Personal information
- Full name: Edgar Milton Meuli
- Born: 20 February 1926 Hāwera, Taranaki, New Zealand
- Died: 15 April 2007 (aged 81) Red Beach, Auckland, New Zealand
- Batting: Right-handed
- Bowling: Right-arm leg-spin

International information
- National side: New Zealand (1953);
- Test debut (cap 59): 6 March 1953 v South Africa

Domestic team information
- 1945/46: Auckland
- 1950/51–1959/60: Central Districts

Career statistics
| Competition | Test | First-class |
| Matches | 1 | 42 |
| Runs scored | 38 | 1,914 |
| Batting average | 19.00 | 26.21 |
| 100s/50s | 0/0 | 2/6 |
| Top score | 23 | 154 |
| Balls bowled | – | 647 |
| Wickets | – | 11 |
| Bowling average | – | 29.90 |
| 5 wickets in innings | – | 1 |
| 10 wickets in match | – | 0 |
| Best bowling | – | 6/67 |
| Catches/stumpings | 0/– | 9/– |
- Source: Cricinfo, 1 April 2017

= Ted Meuli =

New Zealand cricketer

Edgar Milton Meuli (20 February 1926 – 15 April 2007) was a New Zealand cricketer who played in one Test match in 1953. He played 42 matches of first-class cricket in New Zealand between 1945 and 1959.

==Cricket career==
Ted Meuli was born in Hāwera and raised in New Plymouth where he attended New Plymouth Boys' High School, captaining the school's First XI. He was a right-handed batsman and occasional leg-spin bowler who made his first-class debut in 1945–46, playing three games for Auckland.
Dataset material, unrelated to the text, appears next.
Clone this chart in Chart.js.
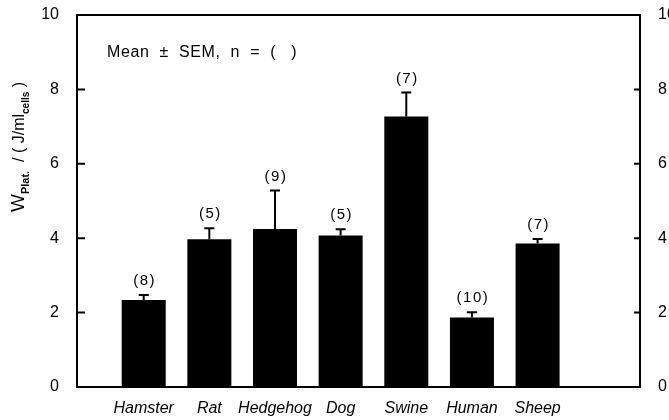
<!DOCTYPE html>
<html>
<head>
<meta charset="utf-8">
<script src="https://cdn.jsdelivr.net/npm/chart.js@4/dist/chart.umd.min.js"></script>
<style>
html,body{margin:0;padding:0;background:#fff;}
#c{display:block;}
</style>
</head>
<body>
<canvas id="c" width="669" height="420"></canvas>
<script>
const categories = ['Hamster', 'Rat', 'Hedgehog', 'Dog', 'Swine', 'Human', 'Sheep'];
const means = [2.34, 3.97, 4.25, 4.07, 7.27, 1.87, 3.86];
const sem = [0.13, 0.30, 1.03, 0.17, 0.65, 0.14, 0.12];
const nCounts = [8, 5, 9, 5, 7, 10, 7];
const yTicks = [0, 2, 4, 6, 8, 10];
const annotation = 'Mean  \u00B1  SEM,  n  =  (   )';

const FONT = '"Liberation Sans", Arial, Helvetica, sans-serif';

const decorPlugin = {
  id: 'decor',
  afterDatasetsDraw(chart) {
    const ctx = chart.ctx;
    const xs = chart.scales.x, ys = chart.scales.y;
    const area = chart.chartArea;
    ctx.save();
    ctx.strokeStyle = '#000';
    ctx.fillStyle = '#000';
    ctx.lineWidth = 2;
    // error bars and n labels
    ctx.font = '15px ' + FONT;
    ctx.textAlign = 'center';
    ctx.textBaseline = 'middle';
    if ('letterSpacing' in ctx) ctx.letterSpacing = '1.5px';
    means.forEach((m, i) => {
      const x = xs.getPixelForValue(i);
      const y0 = ys.getPixelForValue(m);
      const y1 = ys.getPixelForValue(m + sem[i]);
      ctx.beginPath();
      ctx.moveTo(x, y0);
      ctx.lineTo(x, y1);
      ctx.moveTo(x - 5, y1);
      ctx.lineTo(x + 5, y1);
      ctx.stroke();
      ctx.fillText('(' + nCounts[i] + ')', x + 1, y1 - 14);
    });
    // top frame line
    ctx.beginPath();
    ctx.moveTo(area.left - 1, area.top);
    ctx.lineTo(area.right + 1, area.top);
    ctx.stroke();
    // inward ticks
    yTicks.forEach(v => {
      const y = ys.getPixelForValue(v);
      ctx.beginPath();
      ctx.moveTo(area.left, y);
      ctx.lineTo(area.left + 8, y);
      ctx.moveTo(area.right, y);
      ctx.lineTo(area.right - 6, y);
      ctx.stroke();
    });
    // annotation
    ctx.font = '16px ' + FONT;
    ctx.textAlign = 'left';
    ctx.textBaseline = 'alphabetic';
    if ('letterSpacing' in ctx) ctx.letterSpacing = '0.6px';
    ctx.fillText(annotation, 107, 57);
    if ('letterSpacing' in ctx) ctx.letterSpacing = '0px';
    // y axis title with subscripts
    ctx.translate(24, 212);
    ctx.rotate(-Math.PI / 2);
    const parts = [
      {t: 'W', f: '19px', dy: 0},
      {t: 'Plat.', f: 'bold 11px', dy: 5},
      {t: '  / ( J/ml', f: '16px', dy: 0},
      {t: 'cells', f: 'bold 10px', dy: 5},
      {t: ' )', f: '16px', dy: 0}
    ];
    let px = 0;
    parts.forEach(p => {
      ctx.font = p.f + ' ' + FONT;
      ctx.fillText(p.t, px, p.dy);
      px += ctx.measureText(p.t).width;
    });
    ctx.restore();
  }
};

const noPad = s => { s.paddingTop = 0; s.paddingBottom = 0; };

new Chart(document.getElementById('c'), {
  type: 'bar',
  data: {
    datasets: [{
      data: means.map((m, i) => ({x: i, y: m})),
      backgroundColor: '#000',
      borderWidth: 0,
      barPercentage: 0.838,
      categoryPercentage: 0.8,
      yAxisID: 'y'
    }]
  },
  options: {
    responsive: false,
    animation: false,
    devicePixelRatio: 1,
    layout: {padding: {top: 15, left: 0, right: 0, bottom: 0}},
    plugins: {legend: {display: false}, tooltip: {enabled: false}},
    scales: {
      x: {
        type: 'linear',
        offset: false,
        min: -1.016,
        max: 7.56,
        grid: {display: false, offset: false},
        border: {display: true, color: '#000', width: 2},
        afterBuildTicks: s => { s.ticks = categories.map((c, i) => ({value: i})); },
        afterFit: s => { s.height = 33; s.paddingLeft = 0; s.paddingRight = 0; },
        ticks: {
          callback: v => categories[v] !== undefined ? categories[v] : '',
          color: '#000',
          font: {family: FONT, size: 16, style: 'italic'},
          padding: 4,
          maxRotation: 0,
          autoSkip: false
        }
      },
      y: {
        type: 'linear',
        position: 'left',
        min: 0,
        max: 10,
        grid: {display: false},
        border: {display: true, color: '#000', width: 2},
        afterBuildTicks: s => { s.ticks = yTicks.map(v => ({value: v})); },
        afterFit: s => { s.width = 77; noPad(s); },
        ticks: {color: '#000', font: {family: FONT, size: 16}, padding: 10}
      },
      y2: {
        type: 'linear',
        position: 'right',
        min: 0,
        max: 10,
        grid: {display: false},
        border: {display: true, color: '#000', width: 2},
        afterBuildTicks: s => { s.ticks = yTicks.map(v => ({value: v})); },
        afterFit: s => { s.width = 29; noPad(s); },
        ticks: {color: '#000', font: {family: FONT, size: 16}, padding: 10}
      }
    }
  },
  plugins: [decorPlugin]
});
</script>
</body>
</html>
His next first-class matches were in 1950–51 for Central Districts when they made their first appearance in the Plunket Shield. He spent the rest of his first-class career, which finished in 1959–60, with Central Districts. He also played for Taranaki in the non-first-class Hawke Cup from 1946–47 to 1968–69.
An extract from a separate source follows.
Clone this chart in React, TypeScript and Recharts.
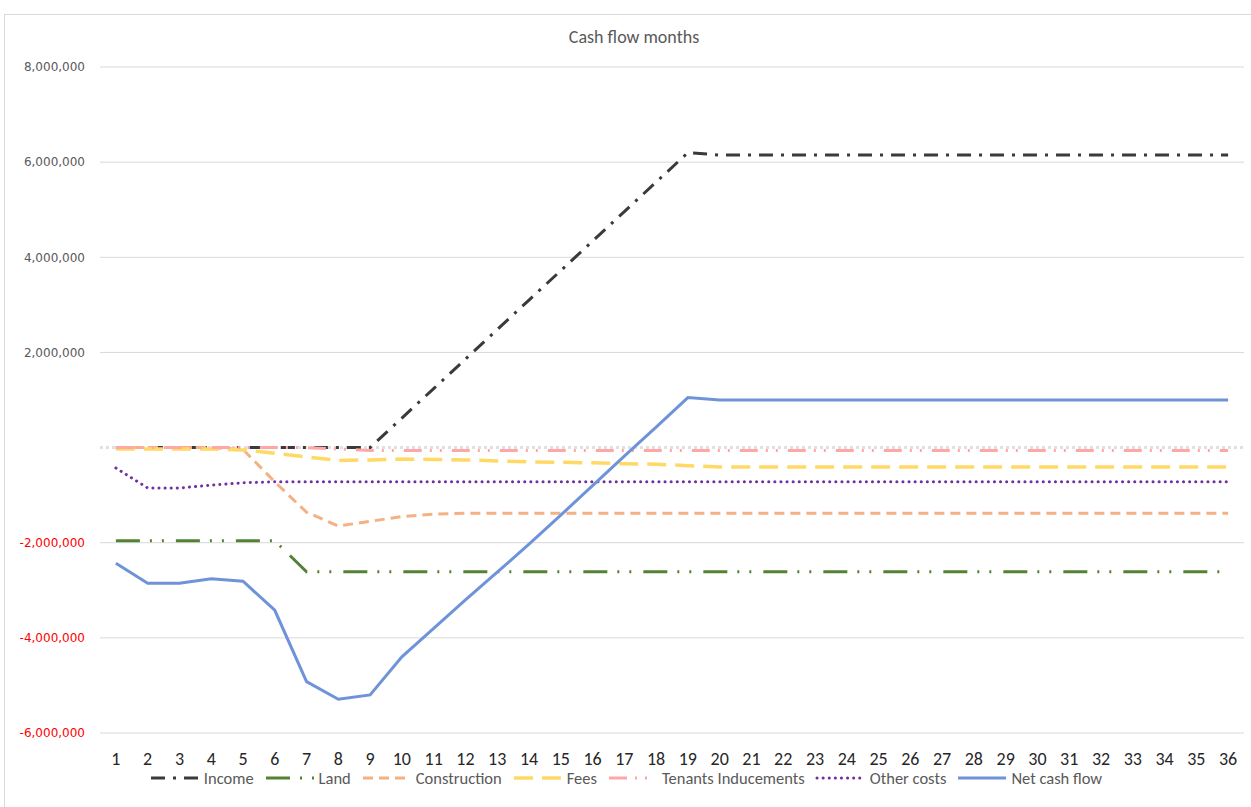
import React from "react";
import { LineChart, Line, XAxis, YAxis, ReferenceLine } from "recharts";

const months = [
  1, 2, 3, 4, 5, 6, 7, 8, 9, 10, 11, 12, 13, 14, 15, 16, 17, 18,
  19, 20, 21, 22, 23, 24, 25, 26, 27, 28, 29, 30, 31, 32, 33, 34, 35, 36,
];

const income = [
  0, 0, 0, 0, 0, 0, 0, 0, 0, 620000, 1240000, 1860000, 2480000, 3100000, 3720000, 4340000, 4960000, 5580000,
  6200000, 6150000, 6150000, 6150000, 6150000, 6150000, 6150000, 6150000, 6150000, 6150000, 6150000, 6150000,
  6150000, 6150000, 6150000, 6150000, 6150000, 6150000,
];

const land = [
  -1960000, -1960000, -1960000, -1960000, -1960000, -1960000, -2610000, -2610000, -2610000, -2610000, -2610000, -2610000,
  -2610000, -2610000, -2610000, -2610000, -2610000, -2610000, -2610000, -2610000, -2610000, -2610000, -2610000, -2610000,
  -2610000, -2610000, -2610000, -2610000, -2610000, -2610000, -2610000, -2610000, -2610000, -2610000, -2610000, -2610000,
];

const construction = [
  0, 0, 0, 0, -40000, -720000, -1360000, -1650000, -1550000, -1450000, -1400000, -1380000,
  -1380000, -1380000, -1380000, -1380000, -1380000, -1380000, -1380000, -1380000, -1380000, -1380000, -1380000, -1380000,
  -1380000, -1380000, -1380000, -1380000, -1380000, -1380000, -1380000, -1380000, -1380000, -1380000, -1380000, -1380000,
];

const fees = [
  -30000, -30000, -30000, -30000, -50000, -120000, -200000, -270000, -260000, -240000, -250000, -260000,
  -280000, -300000, -310000, -320000, -340000, -350000, -380000, -410000, -410000, -410000, -410000, -410000,
  -410000, -410000, -410000, -410000, -410000, -410000, -410000, -410000, -410000, -410000, -410000, -410000,
];

const tenants = [
  0, 0, 0, 0, 0, 0, 0, -30000, -60000, -60000, -60000, -60000,
  -60000, -60000, -60000, -60000, -60000, -60000, -60000, -60000, -60000, -60000, -60000, -60000,
  -60000, -60000, -60000, -60000, -60000, -60000, -60000, -60000, -60000, -60000, -60000, -60000,
];

const otherCosts = [
  -430000, -850000, -850000, -790000, -740000, -720000, -720000, -720000, -720000, -720000, -720000, -720000,
  -720000, -720000, -720000, -720000, -720000, -720000, -720000, -720000, -720000, -720000, -720000, -720000,
  -720000, -720000, -720000, -720000, -720000, -720000, -720000, -720000, -720000, -720000, -720000, -720000,
];

const netCashFlow = [
  -2430000, -2850000, -2850000, -2760000, -2810000, -3420000, -4920000, -5290000, -5200000, -4400000, -3800000, -3200000,
  -2620000, -2030000, -1420000, -800000, -180000, 430000, 1050000, 1000000, 1000000, 1000000, 1000000, 1000000,
  1000000, 1000000, 1000000, 1000000, 1000000, 1000000, 1000000, 1000000, 1000000, 1000000, 1000000, 1000000,
];

const yTicks = [-6000000, -4000000, -2000000, 0, 2000000, 4000000, 6000000, 8000000];

const data = months.map((m, i) => ({
  month: m,
  income: income[i],
  land: land[i],
  construction: construction[i],
  fees: fees[i],
  tenants: tenants[i],
  other: otherCosts[i],
  net: netCashFlow[i],
}));

const series = [
  { key: "income", name: "Income", color: "#3A3A3A", width: 3, dash: "14 8 3 8" },
  { key: "land", name: "Land", color: "#548235", width: 3, dash: "24 10 2 10 2 12" },
  { key: "construction", name: "Construction", color: "#F4B183", width: 3, dash: "10 6" },
  { key: "fees", name: "Fees", color: "#FFD966", width: 3.5, dash: "19 9" },
  { key: "tenants", name: "Tenants Inducements", color: "#FFA7A7", width: 3, dash: "18 8 2 8 2 10" },
  { key: "other", name: "Other costs", color: "#7030A0", width: 3, dash: "0.1 6", cap: "round" },
  { key: "net", name: "Net cash flow", color: "#6F93D8", width: 3, dash: undefined },
];

const font = "Carlito, 'Open Sans', sans-serif";

const YTick = ({ x, y, payload }: any) => (
  <text
    x={x}
    y={y}
    dy="0.355em"
    textAnchor="end"
    fontFamily="'DejaVu Sans', sans-serif"
    fontSize={12}
    fill={payload.value < 0 ? "#FF0000" : "#595959"}
  >
    {payload.value === 0 ? "" : payload.value.toLocaleString("en-US")}
  </text>
);

const XTick = ({ x, y, payload }: any) => (
  <text x={x} y={y} dy="0.71em" textAnchor="middle" fontFamily={font} fontSize={18} fill="#262626">
    {payload.value}
  </text>
);

export default function App() {
  return (
    <div style={{ position: "absolute", left: 0, top: 0, width: 1251, height: 807, background: "#fff", overflow: "hidden" }}>
      <div
        style={{
          position: "absolute",
          left: 4,
          top: 14,
          width: 1260,
          height: 820,
          border: "1px solid #D9D9D9",
        }}
      />
      <div
        style={{
          position: "absolute",
          top: 26,
          left: 0,
          width: 1268,
          textAlign: "center",
          fontFamily: font,
          fontSize: 18,
          color: "#595959",
        }}
      >
        Cash flow months
      </div>
      <LineChart
        width={1251}
        height={807}
        data={data}
        margin={{ top: 67, right: 7, bottom: 44, left: 0 }}
        style={{ position: "absolute", left: 0, top: 0 }}
      >
        <XAxis
          dataKey="month"
          scale="band"
          height={30}
          axisLine={false}
          tickLine={false}
          tickSize={0}
          tickMargin={19}
          interval={0}
          tick={<XTick />}
        />
        <YAxis
          width={100}
          domain={[-6000000, 8000000]}
          ticks={yTicks}
          axisLine={false}
          tickLine={false}
          tickSize={0}
          tickMargin={15}
          tick={<YTick />}
          interval={0}
        />
        {yTicks
          .filter((t) => t !== 0)
          .map((t) => (
            <ReferenceLine key={t} y={t} stroke="#D9D9D9" strokeWidth={1} />
          ))}
        <ReferenceLine y={0} stroke="#E0E0E0" strokeWidth={3} strokeDasharray="3 3" />
        {series.map((s) => (
          <Line
            key={s.key}
            dataKey={s.key}
            name={s.name}
            type="linear"
            stroke={s.color}
            strokeWidth={s.width}
            strokeDasharray={s.dash}
            strokeLinecap={(s.cap as any) || "butt"}
            dot={false}
            activeDot={false}
            isAnimationActive={false}
          />
        ))}
      </LineChart>
      <div
        style={{
          position: "absolute",
          top: 768,
          left: 0,
          width: 1251,
          display: "flex",
          justifyContent: "center",
          gap: 10,
          fontFamily: font,
          fontSize: 16.5,
          color: "#595959",
        }}
      >
        {series.map((s) => (
          <div key={s.key} style={{ display: "flex", alignItems: "center", gap: 3 }}>
            <svg width={52} height={20}>
              <line
                x1={2}
                y1={10}
                x2={50}
                y2={10}
                stroke={s.color}
                strokeWidth={s.width}
                strokeDasharray={s.dash}
                strokeLinecap={(s.cap as any) || "butt"}
              />
            </svg>
            <span>{s.name}</span>
          </div>
        ))}
      </div>
    </div>
  );
}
In the Plunket Shield in 1952–53 he made 317 runs at 52.83, including 154 against Auckland, batting at number three, out of a team total of 319 in a low-scoring match that Central Districts won by an innings. A week earlier he had taken 6 for 67 against Otago.

He was selected in the team for the First Test against South Africa in Wellington in 1952–53, making 15 and 23 batting in the middle order, and not bowling, although South Africa's innings lasted 174 overs. He was one of five players who lost their places for the Second Test; along with Eric Fisher, the Wellington Test was his sole appearance for New Zealand.
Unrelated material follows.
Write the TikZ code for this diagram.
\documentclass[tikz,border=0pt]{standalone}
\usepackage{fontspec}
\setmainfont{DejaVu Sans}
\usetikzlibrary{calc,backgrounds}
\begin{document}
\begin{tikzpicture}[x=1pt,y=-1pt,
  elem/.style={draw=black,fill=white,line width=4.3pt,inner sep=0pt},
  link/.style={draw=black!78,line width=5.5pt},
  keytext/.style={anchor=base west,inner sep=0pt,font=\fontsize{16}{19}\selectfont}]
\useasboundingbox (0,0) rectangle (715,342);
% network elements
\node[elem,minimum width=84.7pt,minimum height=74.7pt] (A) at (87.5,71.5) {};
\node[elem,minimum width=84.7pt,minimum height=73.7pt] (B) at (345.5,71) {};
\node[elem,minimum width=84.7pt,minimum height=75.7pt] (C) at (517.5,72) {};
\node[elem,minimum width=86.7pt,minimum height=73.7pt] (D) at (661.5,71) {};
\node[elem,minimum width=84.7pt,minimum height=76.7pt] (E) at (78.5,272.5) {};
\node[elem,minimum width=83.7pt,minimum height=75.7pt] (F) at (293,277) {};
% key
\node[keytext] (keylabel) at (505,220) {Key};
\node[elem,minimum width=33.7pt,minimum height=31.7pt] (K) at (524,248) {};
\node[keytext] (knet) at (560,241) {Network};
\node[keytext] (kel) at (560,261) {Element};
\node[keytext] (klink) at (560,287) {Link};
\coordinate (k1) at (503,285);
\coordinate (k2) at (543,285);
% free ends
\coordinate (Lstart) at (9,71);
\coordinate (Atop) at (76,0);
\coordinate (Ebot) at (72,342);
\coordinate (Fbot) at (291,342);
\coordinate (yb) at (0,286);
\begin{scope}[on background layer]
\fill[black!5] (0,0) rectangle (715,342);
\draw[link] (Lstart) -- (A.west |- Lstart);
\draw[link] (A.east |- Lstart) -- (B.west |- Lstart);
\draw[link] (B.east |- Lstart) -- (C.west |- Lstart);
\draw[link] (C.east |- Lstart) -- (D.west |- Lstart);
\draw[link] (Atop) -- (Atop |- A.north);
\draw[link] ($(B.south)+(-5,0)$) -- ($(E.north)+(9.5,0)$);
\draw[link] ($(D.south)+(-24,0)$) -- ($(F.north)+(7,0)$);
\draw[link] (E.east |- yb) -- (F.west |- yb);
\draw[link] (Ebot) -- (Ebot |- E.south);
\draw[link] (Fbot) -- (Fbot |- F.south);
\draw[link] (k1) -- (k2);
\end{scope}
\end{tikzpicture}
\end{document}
Meuli hit one more century, in 1956–57 against Northern Districts, once again in a low-scoring match that Central Districts won by an innings. It was the first century scored against Northern Districts, who were playing their first season in the Plunket Shield.

In 1956 a photo of him batting on a New Plymouth pitch of latex-cement rubber was published in the annual report of the Natural Rubber Development Board in England – he was called "Mr Ted Bulei".

==Later life==
Meuli spent his working life as a school teacher in New Plymouth. He died aged 81 in April 2007, survived by Nerida, his wife of 53 years, and their three sons.